There is now a second way we tackle fraudulent or corrupt offending.  For those companies who engage with us properly and approach us before we come to them, there is an opportunity to deal with a problem in something other than the traditional adversarial way: the deferred prosecution agreement.

The way a DPA works is that criminal proceedings are commenced against the company but immediately suspended pending compliance with the terms of the agreement.  The agreement itself must canvass the breadth of the offending to which the company is susceptible.  The DPA provides a structure for companies to control their criminal risk quickly and with a degree of control absent from traditional prosecution.

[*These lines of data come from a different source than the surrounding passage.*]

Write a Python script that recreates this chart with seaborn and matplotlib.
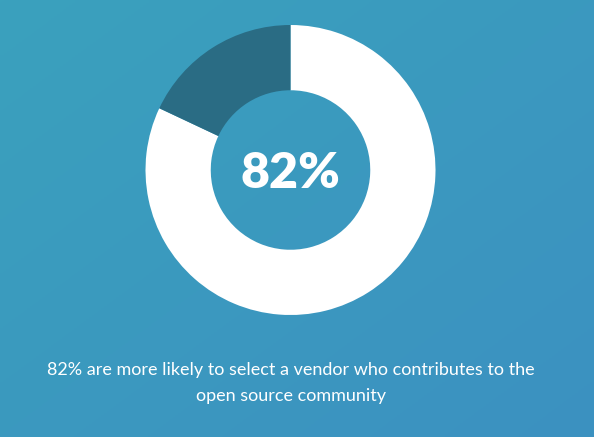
import numpy as np
import matplotlib.pyplot as plt
import seaborn as sns
from matplotlib.colors import LinearSegmentedColormap

segments = ['More likely', 'Other']
shares = [82, 18]
seg_colors = ['#ffffff', '#2a6c84']
caption = '82% are more likely to select a vendor who contributes to the\nopen source community'

sns.set_theme(style='white')
plt.rcParams['font.family'] = ['Lato', 'DejaVu Sans']

W, H = 594, 437
fig = plt.figure(figsize=(W / 100, H / 100), dpi=100)
ax = fig.add_axes([0, 0, 1, 1])

# diagonal gradient background
cmap = LinearSegmentedColormap.from_list('bg', ['#3aa1bd', '#3c91c1'])
yy, xx = np.mgrid[0:1:200j, 0:1:200j]
grad = (xx + yy) / 2
ax.imshow(grad, cmap=cmap, extent=[0, W, 0, H], origin='upper', aspect='auto', zorder=0)

cx, cy, r = 290.5, H - 170, 145
ax.pie(shares, colors=seg_colors, startangle=90, counterclock=False,
       center=(cx, cy), radius=r, frame=True,
       wedgeprops=dict(width=r * 0.45, linewidth=0))

ax.text(cx, cy - 3, f'{shares[0]}%', color='white', fontsize=36, fontweight='heavy',
        ha='center', va='center')
ax.text(W / 2 - 6, H - 383, caption, color='white', fontsize=13, ha='center', va='center',
        linespacing=1.75)

ax.set_xlim(0, W)
ax.set_ylim(0, H)
ax.set_aspect('equal')
ax.axis('off')

fig.savefig('out.png', dpi=100)
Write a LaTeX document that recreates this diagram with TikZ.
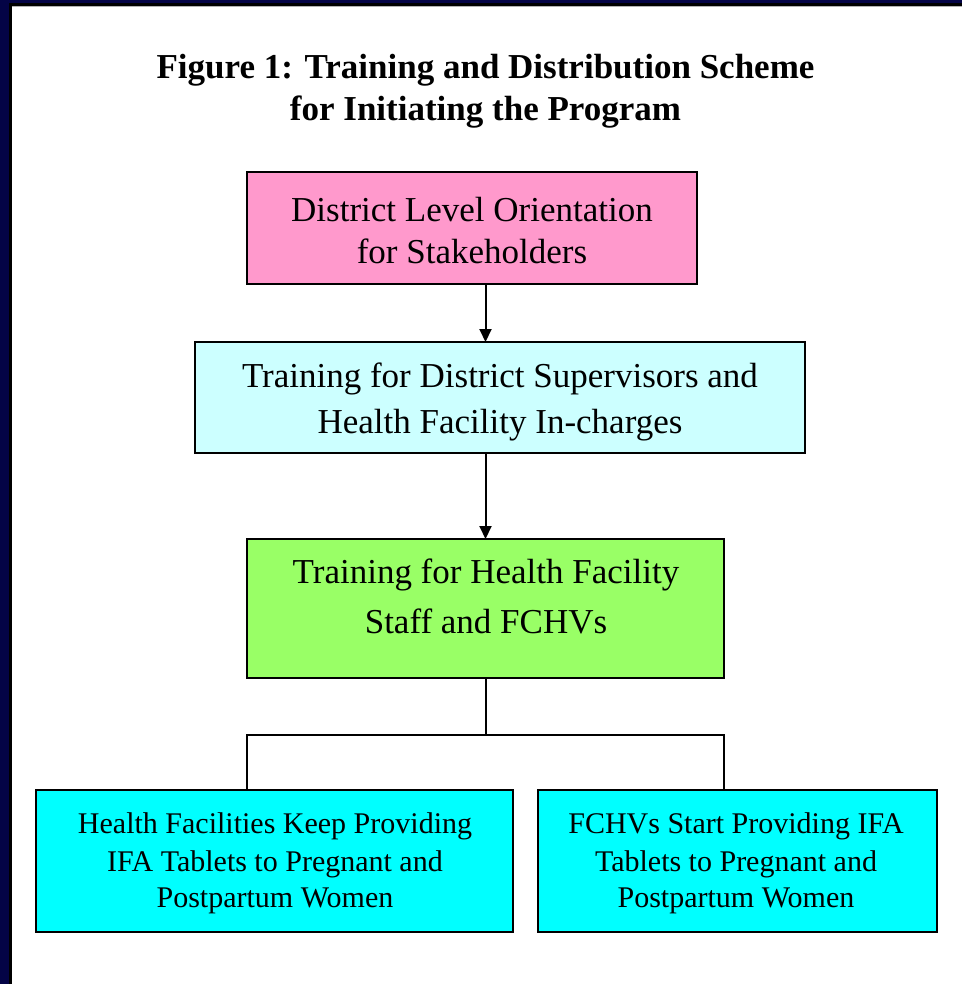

The DPA is not, as some would have it, a mechanism for companies to buy themselves out of trouble.  It’s no backroom deal; the process is scrutinised by a senior Judge who must satisfy him or herself that the DPA is in the interests of justice, and its terms are fair reasonable and proportionate.  The terms of the agreement can pack a punch; a fine sufficient to act as a deterrent, compensation and in some cases, a monitor.

It is not the appropriate outcome for every case, but it is most likely to be suitable for a company that has self reported wrong-doing, cooperated with the investigation and made the necessary improvement to its compliance practices.  Where a company enters a DPA, individuals may still be prosecuted if the evidence is there and it is in the public interest to do so.

What the DPA is designed to avoid is complex.  It avoids a long and expensive trial against a corporate.  It reduces relying on victims to come forward and give evidence in that trial.  It reduces the lack of certainty in the marketplace that can flow from a long prosecution. It can “cleanse” a repentant company and give that company an ability to continue to trade.   It is justice; and a speedy and effective justice at that.

Our second DPA, agreed in July this year, included a 50% discount on the sentencing guidelines financial penalty starting point, together with further discount to recognise the precarious financial position of the company.  The Judge in that case said that the significant discount was “appropriate not least to encourage others how to conduct themselves when confronting criminality”, as the company in question had.  That level of discount won’t be appropriate in every case, but it is certainly a welcome development as I see it.

Confronting criminality appropriately is vital for companies seeking a negotiated resolution to the risks they face.  And what we mean by this is that companies cooperate with us early on when they become aware of an issue.

From where we sit, there are three responses to requests for cooperation.

  • Firstly, there is an outright refusal.
  • Secondly, there is initial apparent acceptance, but it becomes obvious that the company gives the impression of cooperation but in fact hopes that the SFO investigation will give up and go away when things get difficult. That scenario effectively means that the relationship between the company and the SFO changes back to a more traditional adversarial relationship.
  • Thirdly, there is a response where the company says yes, and means it. This will inevitably means the company will sometimes be uncomfortable with the questions being asked by the SFO.  But it responds to them in a genuine manner.  The SFO is given the information it needs and the company doesn’t spend years with a major investigation hanging over it, with all the uncertainty that entails.

The third option is the proper response of a responsible company that wants to confront these issues and move forward.

I hope that that has given you a flavour of the SFO’s current direction and its enforcement priorities.  You should know that if you are ever sitting across the table from us, there are options available to you but you need to be proactive and come and talk to us if you want to avail yourselves of them.  The DPA process is not there for a company who leaves it to us to find them.  My hope is that we can utilise these new techniques to stamp out fraud and corruption and help make the UK the best place in the world to do business.  Thank you for listening.